Ack! Sorry internets, I have not been absent on purpose. We are all well and fine, just running around like headless chickens. We moved the Monkey boy out of the nursery this weekend and tackled the dreaded family room. Yikes what a mess that was. And Girly had left a leaky milk cup in a bin for a couple days and the smell, oh.my.goodness. the smell! So this is just a quick update as we are on our way to the museum for the day.
Anyhoo, the worst part of my doctors appointment was when the, overweight herself, receptionist said, "Oh and you are, of course, a Mom care (maternity) patient?" Confirming that yes, my belly is still so big that I look obviously pregnant. Even with my 4 month old baby next to me. Nice.

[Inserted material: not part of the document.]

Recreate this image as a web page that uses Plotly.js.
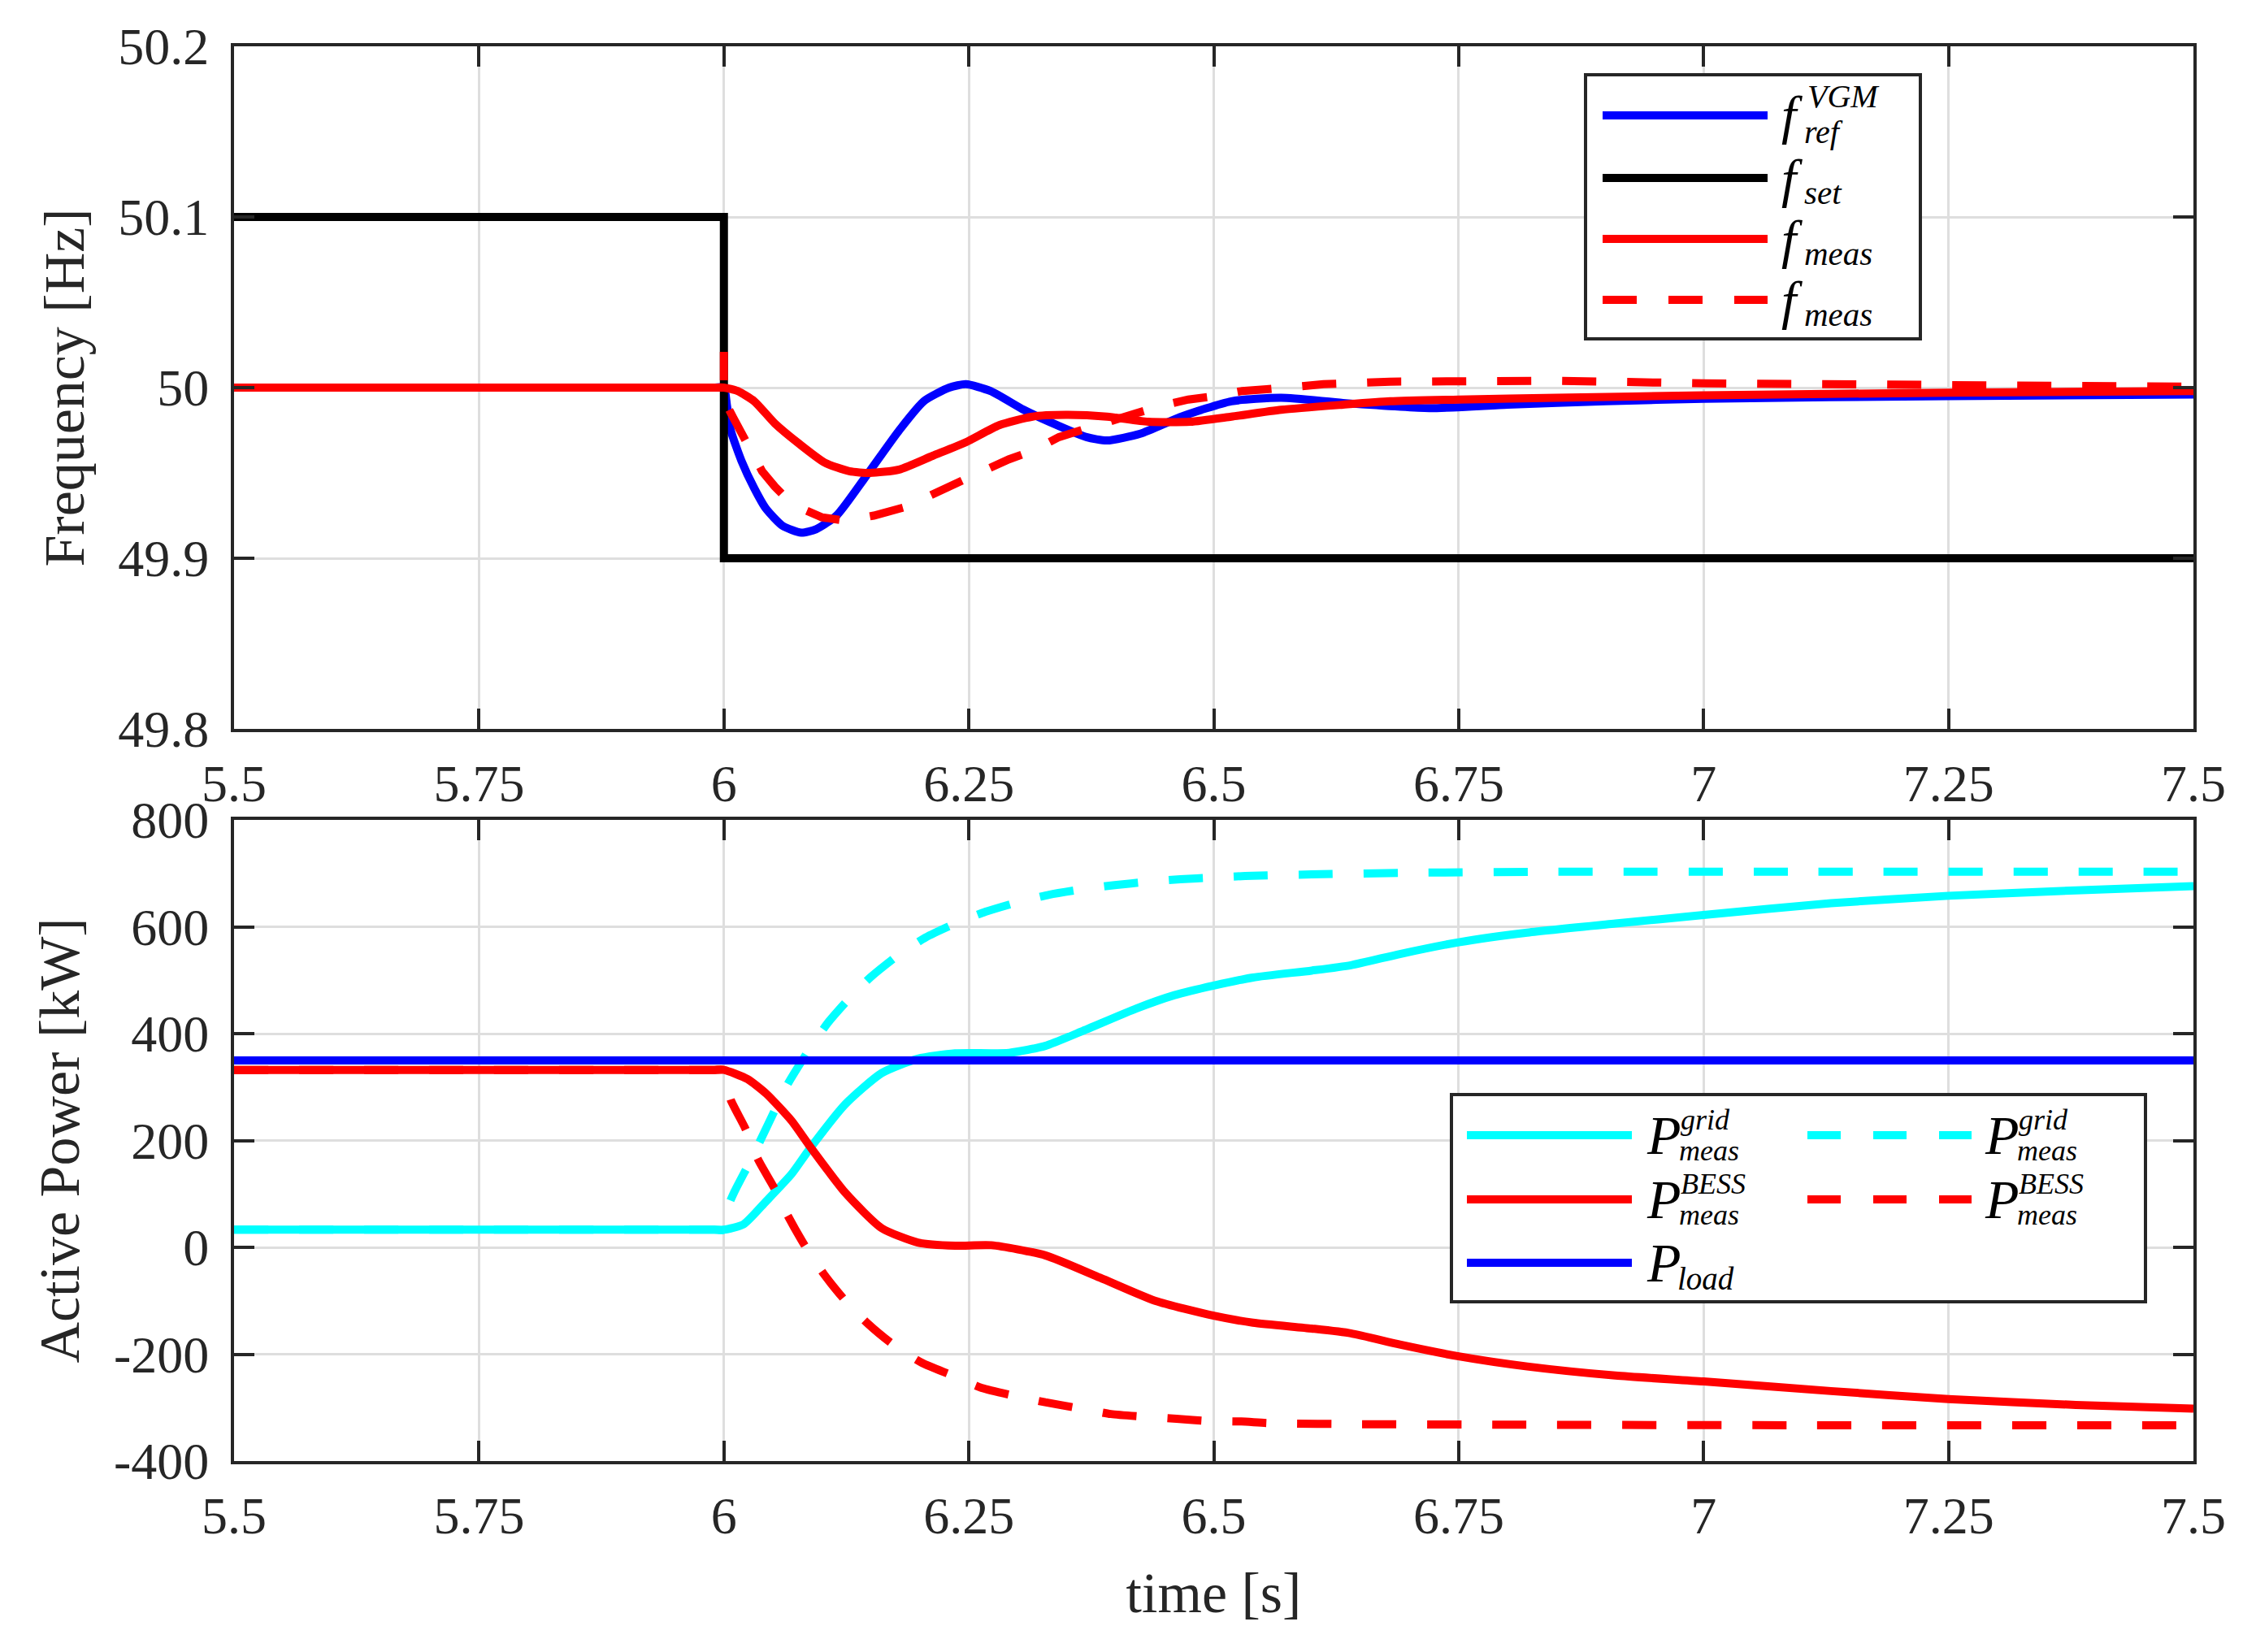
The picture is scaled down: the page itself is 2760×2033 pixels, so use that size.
<!DOCTYPE html>
<html>
<head>
<meta charset="utf-8">
<script src="https://cdn.plot.ly/plotly-3.0.1.min.js"></script>
<style>
  html, body { margin: 0; padding: 0; background: #fff; }
  #myDiv { width: 2760px; height: 2033px; }
</style>
</head>
<body>
<div id="myDiv"></div>
<script>
// ---- axis ticks ----
var xTicks = [5.5, 5.75, 6, 6.25, 6.5, 6.75, 7, 7.25, 7.5];
var xTickLabels = ['5.5', '5.75', '6', '6.25', '6.5', '6.75', '7', '7.25', '7.5'];
var fTicks = [49.8, 49.9, 50, 50.1, 50.2];
var fTickLabels = ['49.8', '49.9', '50', '50.1', '50.2'];
var pTicks = [-400, -200, 0, 200, 400, 600, 800];
var pTickLabels = ['-400', '-200', '0', '200', '400', '600', '800'];

// ---- frequency (top) ----
var tRef = [5.5, 5.75, 5.95, 5.99, 6.0, 6.003, 6.007, 6.018, 6.031, 6.043, 6.06, 6.079, 6.094, 6.115, 6.145, 6.179, 6.204, 6.23, 6.247, 6.272, 6.306, 6.34, 6.37, 6.391, 6.425, 6.467, 6.518, 6.569, 6.632, 6.72, 6.8, 6.9, 7.0, 7.25, 7.5];
var fRef = [50, 50, 50, 50, 50, 49.99, 49.975, 49.957, 49.941, 49.929, 49.919, 49.915, 49.917, 49.925, 49.948, 49.975, 49.992, 50.000, 50.002, 49.998, 49.987, 49.978, 49.971, 49.969, 49.973, 49.983, 49.992, 49.994, 49.991, 49.988, 49.990, 49.992, 49.9935, 49.995, 49.996];

var tSet = [5.5, 6, 6, 7.5];
var fSet = [50.1, 50.1, 49.9, 49.9];

var tMeas = [5.5, 5.75, 5.95, 5.99, 6.0, 6.014, 6.031, 6.052, 6.077, 6.103, 6.128, 6.149, 6.179, 6.213, 6.247, 6.281, 6.315, 6.349, 6.391, 6.433, 6.476, 6.518, 6.569, 6.632, 6.68, 6.75, 6.85, 7.0, 7.25, 7.5];
var fMeas = [50, 50, 50, 50, 50, 49.998, 49.992, 49.979, 49.967, 49.956, 49.951, 49.950, 49.952, 49.960, 49.968, 49.978, 49.983, 49.984, 49.983, 49.980, 49.980, 49.983, 49.987, 49.990, 49.992, 49.993, 49.994, 49.9955, 49.997, 49.998];

var tMeasDash = [5.5, 6.0, 6.0, 6.0, 6.009, 6.026, 6.039, 6.052, 6.064, 6.08, 6.1, 6.124, 6.153, 6.185, 6.213, 6.238, 6.264, 6.291, 6.315, 6.342, 6.368, 6.391, 6.421, 6.451, 6.474, 6.501, 6.529, 6.554, 6.582, 6.612, 6.68, 6.75, 6.85, 7.0, 7.1, 7.25, 7.4, 7.5];
var fMeasDash = [50, 50, 50.021, 49.993, 49.983, 49.965, 49.951, 49.942, 49.935, 49.929, 49.924, 49.922, 49.925, 49.930, 49.937, 49.944, 49.951, 49.958, 49.963, 49.971, 49.976, 49.980, 49.985, 49.990, 49.993, 49.995, 49.998, 49.999, 50.001, 50.002, 50.0035, 50.004, 50.004, 50.0025, 50.002, 50.0015, 50.001, 50.0005];

// ---- active power (bottom) ----
var tGrid = [5.5, 5.75, 5.95, 5.99, 6.0, 6.02, 6.043, 6.069, 6.087, 6.124, 6.161, 6.198, 6.236, 6.291, 6.328, 6.365, 6.421, 6.46, 6.5, 6.54, 6.6, 6.64, 6.69, 6.75, 6.82, 6.91, 7.0, 7.13, 7.25, 7.38, 7.5];
var pGrid = [33, 33, 33, 33, 33, 43, 86, 137, 183, 268, 326, 353, 363, 364, 377, 404, 447, 472, 490, 505, 518, 528, 549, 571, 589, 606, 622, 644, 658, 668, 676];

var tGridDash = [5.5, 5.75, 5.95, 5.99, 6.0, 6.004, 6.011, 6.028, 6.045, 6.065, 6.087, 6.106, 6.128, 6.15, 6.178, 6.206, 6.236, 6.267, 6.3, 6.332, 6.365, 6.399, 6.432, 6.466, 6.499, 6.532, 6.6, 6.7, 6.85, 7.1, 7.5];
var pGridDash = [33, 33, 33, 33, 33, 75, 105, 165, 230, 305, 370, 420, 466, 506, 547, 580, 606, 628, 646, 660, 670, 678, 684, 689, 692, 695, 698, 701, 703, 703, 703];

var tBess = [5.5, 5.75, 5.95, 5.99, 6.0, 6.024, 6.043, 6.069, 6.087, 6.124, 6.161, 6.198, 6.236, 6.273, 6.328, 6.384, 6.44, 6.5, 6.54, 6.6, 6.64, 6.69, 6.75, 6.82, 6.91, 7.0, 7.13, 7.25, 7.38, 7.5];
var pBess = [332, 332, 332, 332, 332, 315, 288, 237, 191, 102, 36, 9, 3, 4, -15, -57, -100, -128, -141, -152, -161, -182, -204, -223, -240, -251, -269, -284, -295, -302];

var tBessDash = [5.5, 5.75, 5.95, 5.99, 6.0, 6.004, 6.007, 6.022, 6.035, 6.052, 6.065, 6.083, 6.102, 6.124, 6.147, 6.172, 6.202, 6.232, 6.263, 6.297, 6.328, 6.362, 6.395, 6.428, 6.462, 6.495, 6.528, 6.557, 6.65, 6.8, 7.1, 7.5];
var pBessDash = [332, 332, 332, 332, 332, 300, 276, 222, 164, 109, 60, 2, -50, -100, -143, -181, -216, -239, -263, -278, -290, -301, -312, -317, -321, -325, -326, -329, -331, -332, -333, -333];

var tLoad = [5.5, 7.5];
var pLoad = [350, 350];

// ---- page geometry (px) ----
var W = 2760, H = 2033;
var L = 288, R = 2699, T = 57, B = 1798;
function px2x(p) { return (p - L) / (R - L); }
function py2y(p) { return (B - p) / (B - T); }

var LW = 10;
var DASH = '42px,38px';
var INK = '#262626';
var SERIF = 'Liberation Serif';

function line(x, y, color, dash, xa, ya, smooth) {
  return {
    x: x, y: y, xaxis: xa, yaxis: ya,
    type: 'scatter', mode: 'lines',
    line: { color: color, width: LW, dash: dash || 'solid', shape: smooth ? 'spline' : 'linear', smoothing: 0.6 },
    showlegend: false, hoverinfo: 'skip'
  };
}

var data = [
  line(tRef, fRef, '#0000ff', null, 'x', 'y', true),
  line(tSet, fSet, '#000000', null, 'x', 'y', false),
  line(tMeas, fMeas, '#ff0000', null, 'x', 'y', true),
  line(tMeasDash, fMeasDash, '#ff0000', DASH, 'x', 'y', false),

  line(tGrid, pGrid, '#00ffff', null, 'x2', 'y2', true),
  line(tGridDash, pGridDash, '#00ffff', DASH, 'x2', 'y2', true),
  line(tBess, pBess, '#ff0000', null, 'x2', 'y2', true),
  line(tBessDash, pBessDash, '#ff0000', DASH, 'x2', 'y2', true),
  line(tLoad, pLoad, '#0000ff', null, 'x2', 'y2', false)
];

var tickFont = { family: SERIF, size: 64, color: INK };
var titleFont = { family: SERIF, size: 70, color: INK };

function axisStyle(extra) {
  var a = {
    showline: true, mirror: 'ticks', linecolor: INK, linewidth: 4,
    ticks: 'inside', ticklen: 25, tickwidth: 4, tickcolor: INK,
    showgrid: true, gridcolor: '#dedede', gridwidth: 3,
    zeroline: false, tickfont: tickFont, automargin: false,
    tickmode: 'array'
  };
  for (var k in extra) a[k] = extra[k];
  return a;
}

var topLo = py2y(897);
var botHi = py2y(1009);

var layout = {
  width: W, height: H,
  margin: { l: L, r: W - R, t: T, b: H - B },
  paper_bgcolor: '#ffffff', plot_bgcolor: '#ffffff',
  showlegend: false,
  xaxis: axisStyle({ anchor: 'y', range: [5.5, 7.5], tickvals: xTicks, ticktext: xTickLabels, ticklabelstandoff: 8 }),
  yaxis: axisStyle({ domain: [topLo, 1], range: [49.8, 50.2], tickvals: fTicks, ticktext: fTickLabels, ticklabelstandoff: 14,
    title: { text: 'Frequency [Hz]', font: titleFont, standoff: 20 } }),
  xaxis2: axisStyle({ anchor: 'y2', range: [5.5, 7.5], tickvals: xTicks, ticktext: xTickLabels, ticklabelstandoff: 8,
    title: { text: 'time [s]', font: titleFont, standoff: 36 } }),
  yaxis2: axisStyle({ anchor: 'x2', domain: [0, botHi], range: [-400, 800], tickvals: pTicks, ticktext: pTickLabels, ticklabelstandoff: 14,
    title: { text: 'Active Power [kW]', font: titleFont, standoff: 20 } }),
  shapes: [],
  annotations: []
};

// ---- legends drawn by hand (stacked sub/superscripts) ----
function legendBox(x0, y0, x1, y1) {
  layout.shapes.push({
    type: 'rect', xref: 'paper', yref: 'paper', layer: 'above',
    x0: px2x(x0), x1: px2x(x1), y0: py2y(y1), y1: py2y(y0),
    line: { color: INK, width: 4 }, fillcolor: '#ffffff'
  });
}

function legendSample(x0, x1, y, color, dash) {
  layout.shapes.push({
    type: 'line', xref: 'paper', yref: 'paper', layer: 'above',
    x0: px2x(x0), x1: px2x(x1), y0: py2y(y), y1: py2y(y),
    line: { color: color, width: 10, dash: dash || 'solid' }
  });
}

function ann(px, py, txt, size) {
  layout.annotations.push({
    xref: 'paper', yref: 'paper', x: px2x(px), y: py2y(py),
    xanchor: 'left', yanchor: 'middle', align: 'left', showarrow: false,
    text: txt,
    font: { family: SERIF, size: size, color: '#000000', style: 'italic' }
  });
}

// main symbol, superscript above, subscript below
function legendLabel(x, y, main, sup, sub, mainSize, o) {
  ann(x, y, main, mainSize);
  if (sup) ann(o.supX, y + o.supDy, sup, o.size);
  ann(o.subX, y + o.subDy, sub, o.size);
}

// top legend
var fScript = { supX: 2222, subX: 2218, supDy: -24, subDy: 20, size: 40 };
var fSub = { subX: 2218, subDy: 18, size: 41 };
legendBox(1951, 92, 2363, 417);
var topRows = [142, 219, 294, 369];
legendSample(1972, 2175, topRows[0], '#0000ff');
legendSample(1972, 2175, topRows[1], '#000000');
legendSample(1972, 2175, topRows[2], '#ff0000');
legendSample(1972, 2175, topRows[3], '#ff0000', '42px,39px');
legendLabel(2190, topRows[0], 'f', 'VGM', 'ref', 66, fScript);
legendLabel(2190, topRows[1], 'f', null, 'set', 66, fSub);
legendLabel(2190, topRows[2], 'f', null, 'meas', 66, fSub);
legendLabel(2190, topRows[3], 'f', null, 'meas', 66, fSub);

// bottom legend
function pScript(x) { return { supX: x + 42, subX: x + 40, supDy: -19, subDy: 19, size: 36 }; }
legendBox(1786, 1347, 2640, 1602);
var botRows = [1397, 1476, 1554];
legendSample(1805, 2008, botRows[0], '#00ffff');
legendSample(2224, 2426, botRows[0], '#00ffff', '41px,40px');
legendSample(1805, 2008, botRows[1], '#ff0000');
legendSample(2224, 2426, botRows[1], '#ff0000', '41px,40px');
legendSample(1805, 2008, botRows[2], '#0000ff');
legendLabel(2024, botRows[0], 'P', 'grid', 'meas', 68, pScript(2024));
legendLabel(2440, botRows[0], 'P', 'grid', 'meas', 68, pScript(2440));
legendLabel(2024, botRows[1], 'P', 'BESS', 'meas', 68, pScript(2024));
legendLabel(2440, botRows[1], 'P', 'BESS', 'meas', 68, pScript(2440));
legendLabel(2024, botRows[2], 'P', null, 'load', 68, { subX: 2062, subDy: 19, size: 39 });

Plotly.newPlot('myDiv', data, layout, { staticPlot: true, displayModeBar: false });
</script>
</body>
</html>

So my thyroid, blood sugar and iron were all good. Doc diagnosed my tiredness as 'not getting enough sleep', 'having 5 kids', and 'not taking care of herself', to the first year med student she had with her. The student that asked me dumb questions like, "Are there things that make your symptoms better or worse?"
I was like, "Theoretically? Like if I slept for 8 hours, I might feel less tired... or if I wasn't awakened by kids 6 times per night... But the hair loss, doesn't seem to be anything that changes that..."
Of course, then I got to ask him some questions, like why did it take him 3 extra years of school to get into the MD program... he he he, poor guy:)
Doc also said that it could take up to a year for the hair loss to abate, that life changes/stress often cause hair loss, on top of the hormonal things. Which I knew.
Anyway, one of the other tests she did came back with abnormal results, so I am in for more blood tests and ultrasound. I won't be able to get in for the ultrasound for a couple months, so I am just praying that God will give me peace in the mean time. I really don't need two months of stewing and worrying. I am also praying that if it is something that needs attention right away that God will rush the health care system along a bit. My God is big enough for all my needs and he has me in his arms, so I needn't worry. I just keep reminding myself of that!
As for Becky's baby, she is doing well and is at home. They are still awaiting their specialist appointment to go over her test results, so keep them in your prayers. Becky and her family need some peace and assurance!